WA business leaders want the re-elected Morrison Government to give the sluggish economy a boost and start tackling a long list of festering problems instead of politicking.
Many business leaders believed WA prospers when the population climbs.
Phoenix Academy chief executive Robynne Walsh is concerned about a population policy that will give incentives to migrants to move to regional areas and smaller cities.
“It’s an amazing story, it’s fantastic, except WA is not included,” she said. “We have been classified as a big city.”
Master Builders WA executive director John Gelavis said the last construction boom was on the back of big levels of overseas migration and net interstate migration.
WA Museum Foundation chief executive Jenny Allen thinks Eastern States workers will be less inclined to come to WA after the last boom.
“They don’t want to come here anymore because we don’t have the credibility for security with their jobs,” she said.
Brownes Dairy chief executive Tony Girgis is concerned about labour, with many locals not wanting to get up at 3am. “Some of the foreigners are quite happy to come and do that, and they think the wages are great,” he said.
He laments the visa changes that have made it harder to hire workers from overseas, as does Tourism WA chairman Nathan Harding. “Every chef we bring in will enable four to five kitchen hands to start, and that chef can then have apprentices,” Mr Harding said.
The tourism boss also wants visas for Asian tourists to be simpler and cheaper.
Motor Trade Association chief executive Stephen Moir thinks his industry is staring down a skills crisis. He said rather than boosting apprenticeship numbers the Federal Government should support mentoring to cut the current “appalling” completion rate.
“You’ll get a much stronger outcome than simply chasing new apprentices and seeing them fail,” he said.
Linda O’Farrell, people manager for Fortescue Metals Group, said that contrary to the perceptions of many, pay in the mining game was not rising substantially, except for specific skills such as heavy diesel fitters. She said the industry had to train people through both booms and busts.
FMG has struggled to fully train apprentices in the Pilbara so has set up a training centre at one of its mine sites so TAFE could come to its students.
She said training would help workers deal with the consequences of automation.
Spacecubed general manager Chandra Sundareswaran said changing technology required a skills transformation.
“Look at the indigenous population in the Pilbara,” he said.
“A lot of them do very basic low-skilled jobs in the mining sector. Five years from now, they won’t have any jobs to go to.”
Skilling the future workforce was just one of the long-running problems the business leaders identified as well-known and well-researched but sadly lacking decisive action.
Scotch College headmaster Alec O’Connell said the old school funding model unpicked in 2011 still hadn’t been fixed.
“Just sort out the funding model, try to get some certainty around it,” he said. “Whatever funding is increased, it really should be going to disadvantaged communities, not to the western suburbs.”
St Vincent de Paul Society chief executive Susan Rooney is also concerned about the less well off.
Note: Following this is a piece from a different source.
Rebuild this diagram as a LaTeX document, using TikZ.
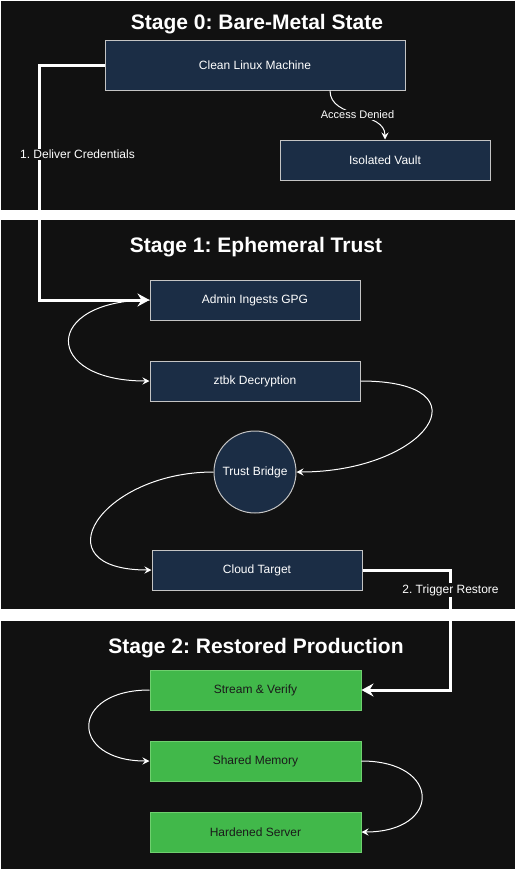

She said social housing has lacked investment for decades and would not improve without a national policy.
Look at the indigenous population in the Pilbara. A lot of them do very basic low-skilled jobs in the mining sector. Five years from now, they won’t have any jobs to go to.
Telethon Speech and Hearing chief executive Mark Fitzpatrick said identifying where best to invest in social infrastructure to also stimulate the broader economy should be a priority for the incoming Government.
He said the appointment of the first Minister for the National Disability Insurance Scheme raised hopes for real progress.
“Fixing that unwieldy horrible beast that I wouldn’t want to put my family through is something that they need to get right,” he said.
Amana Living chief executive Stephanie Buckland said the number of people older than 80 is set to increase 30 per cent in just eight years and aged care needed some urgent attention.
P&N Bank managing director Andrew Hadley talked banking and warned that the Government’s response to the Hayne royal commission should not result in regulations that favoured the “absolute oligopoly” of the big four banks.
Perdaman Advanced Energy managing director Dominic Da Cruz was equally forthright on energy. “Listen to people who know what they are doing … stop pandering to a minority which is propping up an industry — coal-fired power stations — which is dead,” he said.
Media Stable managing director Nic Hayes summed up the group’s mood, and perhaps that of the nation, after a decade of turmoil in Canberra.
“This is a moment for Scott Morrison and his Government to do something crazy, like actually lead,” he said.